High Strain Rate Response of Additively-Manufactured Plate-Lattices: Experiments and Modeling

Abstract Plate-lattices are a new emerging class of isotropic cellular solids that attain the theoretical limits for the stiffness of porous materials. For the same mass, they are significantly stiffer than random foams or optimal truss-lattice structures. Plate-lattice structures of cubic symmetry are fabricated from stainless steel 316L through selective laser melting. A special direct impact Hopkinson bar system is employed to perform dynamic compression experiments at strain rates of about 500/s. In addition, tensile specimens are manufactured for characterizing the stress–strain response of the additively-manufactured cell wall material for strain rates ranging from 10−3 to 103/s. The results show that plate-lattices of a relative density of 23% crush progressively when subject to large strain compression. Their specific energy absorption increases by about 8% when increasing the applied strain rate from 0.001 to 500/s, which is primarily attributed to the strain rate sensitivity of the base material.

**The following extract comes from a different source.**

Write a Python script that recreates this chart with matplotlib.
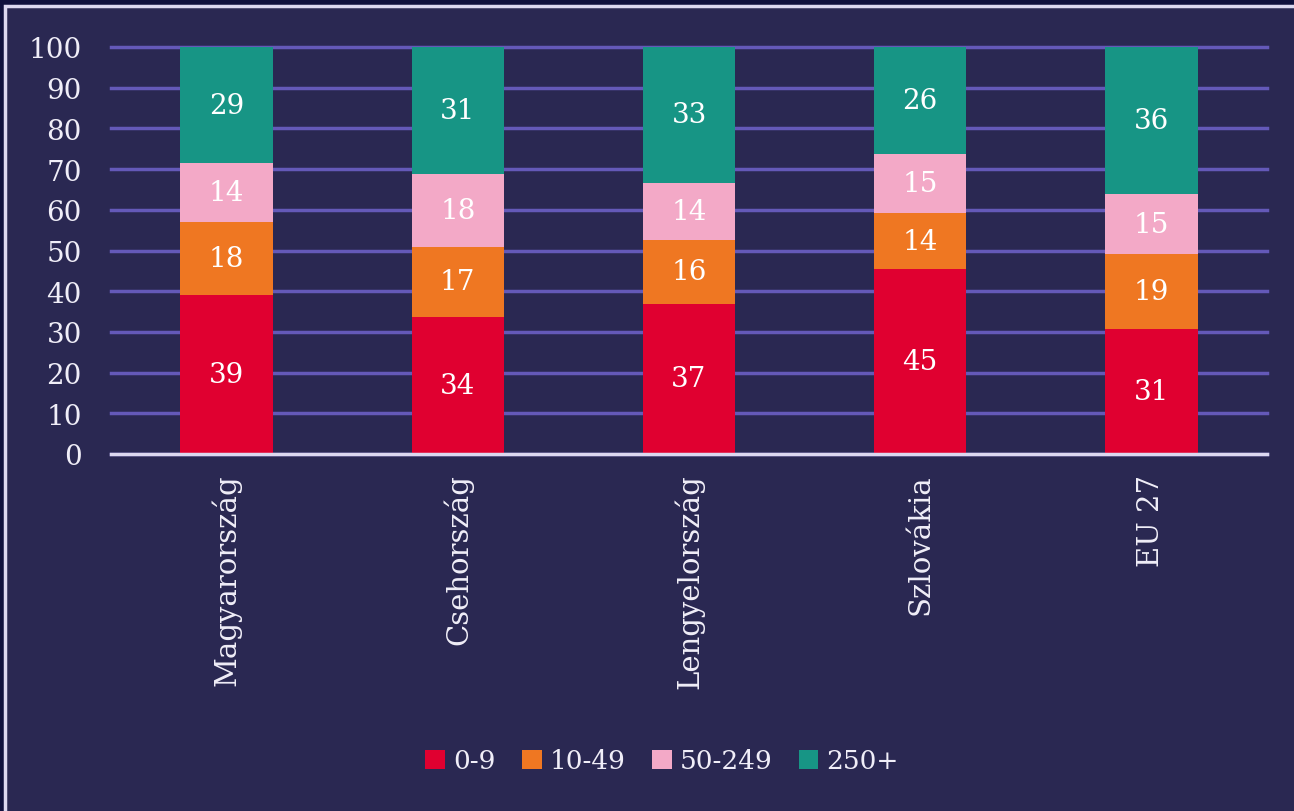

Good quantitative and qualitative agreement between the experiments and the simulations is observed when using a detailed finite element model of the plate structures in conjunction with a modified Johnson–Cook model. The comparison of the simulation results for plate- and truss-lattices of the equal-density reveal a 45% increase in specific energy absorption. Compression experiments on Ti–6Al–4V lattices revealed a low energy absorption due to the early fracture of the additively-manufactured cell wall material.